Homography Estimation With Adaptive Query Transformer and Gated Interaction Module

Zhongyang Li, Faming Fang, Tingting Wang, Guixu Zhang

Published: 05 Apr 2025, Last Modified: 17 Apr 2025IEEE TRANSACTIONS ON CIRCUITS AND SYSTEMS FOR VIDEO TECHNOLOGY, VOL. 35, NO. 4, APRIL 2025EveryoneCC BY 4.0

Abstract: Homography estimation is essential for aligning images captured from different viewpoints by accurately modeling the geometric relationship between them. In homography estimation, global information plays a critical role. To establish global correspondences, cross-attention has been widely used in recent studies. However, vanilla cross-attention mechanisms treat queries in redundant and low-texture areas the same as those in richly textured areas, leading to the accumulation and propagation of erroneous information. We define this phenomenon, where the model excessively attends to queries in redundant and low-texture areas, as query over-focusing. To alleviate query over-focusing and achieve fine-grained homography estimation, we propose a novel homography estimation network, termed AGNet, which integrates an Adaptive Query Transformer (AQFormer) and a Gated Interaction Module (GIM).

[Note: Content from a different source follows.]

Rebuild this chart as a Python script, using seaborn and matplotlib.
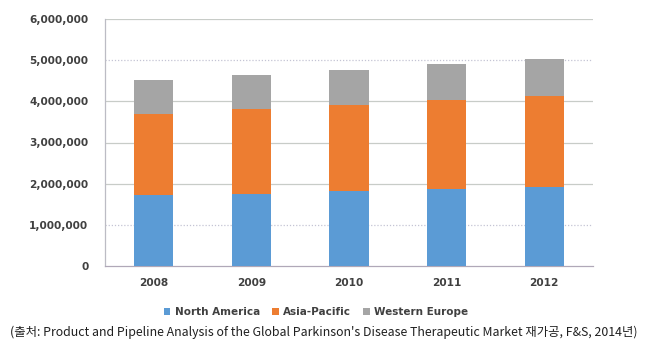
import matplotlib
matplotlib.use("Agg")
import matplotlib.pyplot as plt
import seaborn as sns
import pandas as pd
import numpy as np
from matplotlib.ticker import FuncFormatter
from matplotlib.patches import Patch

years = ["2008", "2009", "2010", "2011", "2012"]
north_america = [1720000, 1760000, 1820000, 1870000, 1920000]
asia_pacific = [1980000, 2050000, 2090000, 2160000, 2210000]
western_europe = [810000, 830000, 860000, 870000, 890000]
series_names = ["North America", "Asia-Pacific", "Western Europe"]
colors = ["#5B9BD5", "#ED7D31", "#A5A5A5"]
caption = "(출처: Product and Pipeline Analysis of the Global Parkinson's Disease Therapeutic Market 재가공, F&S, 2014년)"

sns.set_theme(style="white")
plt.rcParams['font.family'] = ['DejaVu Sans']

na = np.array(north_america)
ap = np.array(asia_pacific)
we = np.array(western_europe)
df = pd.DataFrame({
    "year": years,
    "l1": na,
    "l2": na + ap,
    "l3": na + ap + we,
})

fig = plt.figure(figsize=(6.46, 3.48), dpi=100)
ax = fig.add_axes([105/646, 1-266/348, (593-105)/646, (266-19)/348])

for col, c in zip(["l3", "l2", "l1"], colors[::-1]):
    sns.barplot(data=df, x="year", y=col, color=c, width=0.4, ax=ax,
                saturation=1, zorder=3, linewidth=0)

ax.set_ylim(0, 6000000)
ax.set_xlim(-0.5, 4.5)
ax.set_yticks(np.arange(0, 6000001, 1000000))
ax.yaxis.set_major_formatter(FuncFormatter(lambda v, p: f"{int(v):,}"))
ax.set_xlabel("")
ax.set_ylabel("")

grid_color = "#c8ccc8"
for v in [2000000, 3000000, 4000000, 6000000]:
    ax.axhline(v, color=grid_color, lw=0.9, zorder=1)
for v in [1000000, 5000000]:
    ax.axhline(v, color="#c4c4d4", lw=0.9, ls=(0, (1, 1.5)), zorder=1)

for s in ["top", "right"]:
    ax.spines[s].set_visible(False)
ax.spines["left"].set_color("#bcbcc4")
ax.spines["bottom"].set_color("#b0a8b8")
ax.spines["left"].set_linewidth(0.9)
ax.spines["bottom"].set_linewidth(0.9)

ax.tick_params(axis="both", length=0, labelsize=7.6, labelcolor="#404040")
ax.tick_params(axis="y", pad=12)
ax.tick_params(axis="x", pad=9)
for lab in ax.get_xticklabels() + ax.get_yticklabels():
    lab.set_fontweight("bold")

handles = [Patch(facecolor=c, edgecolor="none") for c in colors]
leg = fig.legend(handles, series_names, loc="center", bbox_to_anchor=(316/646, 1-312/348),
           ncol=3, frameon=False, handlelength=0.6, handleheight=0.6,
           handletextpad=0.4, columnspacing=1.2, labelcolor="#404040",
           prop={"weight": "bold", "size": 7.5})

fig.text(324/646, 1-332/348, caption, ha="center", va="center", fontsize=8.9,
         color="#202020", family=["Noto Sans CJK KR", "DejaVu Sans"])

fig.savefig("out.png", dpi=100)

The AQFormer is designed to dynamically adjust attention by applying a mask to queries, allowing the model to adaptively emphasize feature-rich regions while suppressing redundant or weakly textured areas. Meanwhile, the GIM selectively captures local information by adjusting convolutional kernels based on input, enhancing the extraction of shared features between image pairs. Extensive experiments on various datasets demonstrate that AGNet significantly improves accuracy in homography estimation, particularly in challenging scenarios with low overlap and large viewpoint variations.